Abstract

The odd-alternant perchlorophenalenyl radical, C13Cl9, forms molecular stacks centered on crystallographic threefold rotation axes, but the spacing within the stacks (3.78 A) is too large to allow good overlap of the orbitals in which the spin density is localized. The radical is ruffled because of the intramolecular repulsions between alpha Cl atoms (the Cl...Cl peri interactions); the average displacement of an alpha Cl atom from the molecular plane is approximately 0.7 A. The deviations from molecular planarity do not, however, determine the spacing within the stacks, which is determined instead by interactions between stacks. The modulations found in the P3c1 superstructure are a response to the short interstack contacts that would occur in the average pseudocell structure (R3;m, c' = c/6).
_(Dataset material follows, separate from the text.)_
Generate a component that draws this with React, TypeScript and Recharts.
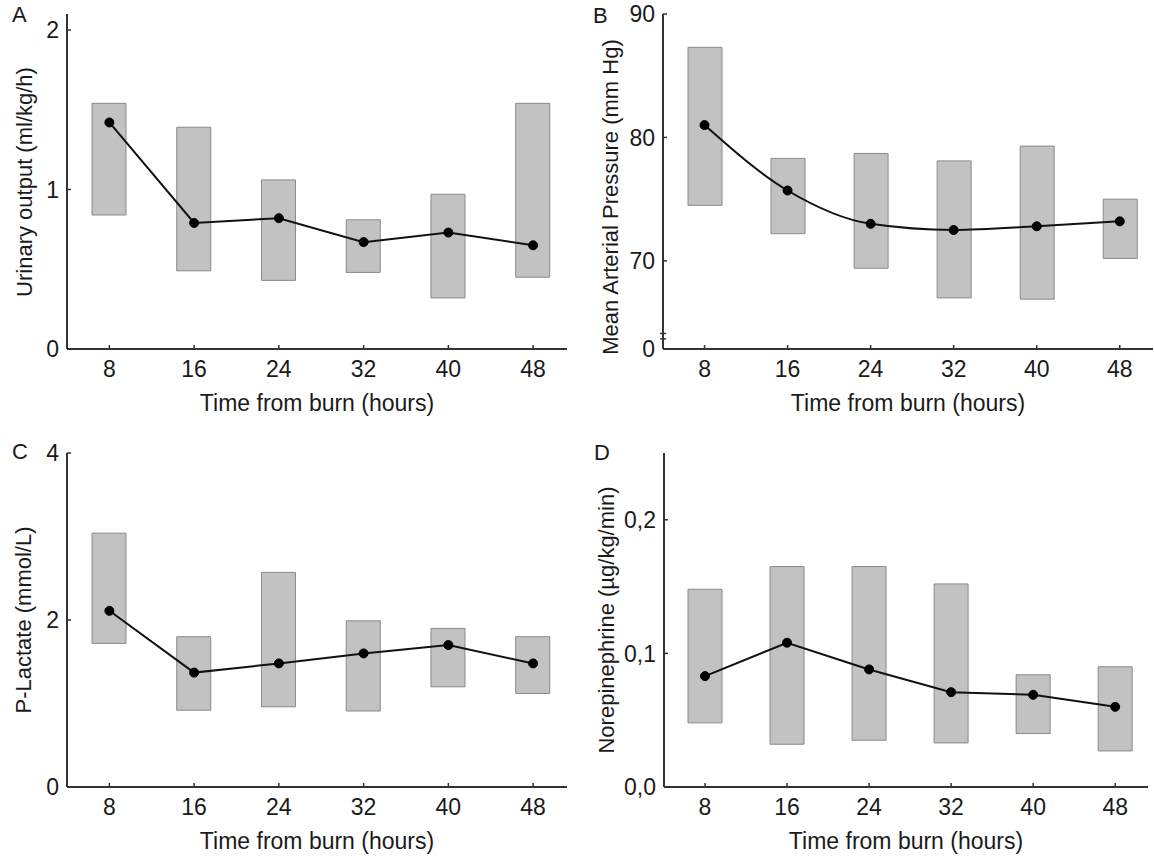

The primary modulation is a pattern of enantiomeric alternation; a secondary modulation involves small rotations of the molecules around their threefold axes. The number (9) of independent molecules in the true cell is exceptionally large because of the conflict between the preference within the molecular stacks for threefold rotational symmetry and the preference in directions perpendicular to the stack axes for twofold alternation of enantiomers. The structural complexity reduces the precision of the distances and angles determined, but the average values found are in excellent agreement with those calculated by density functional theory.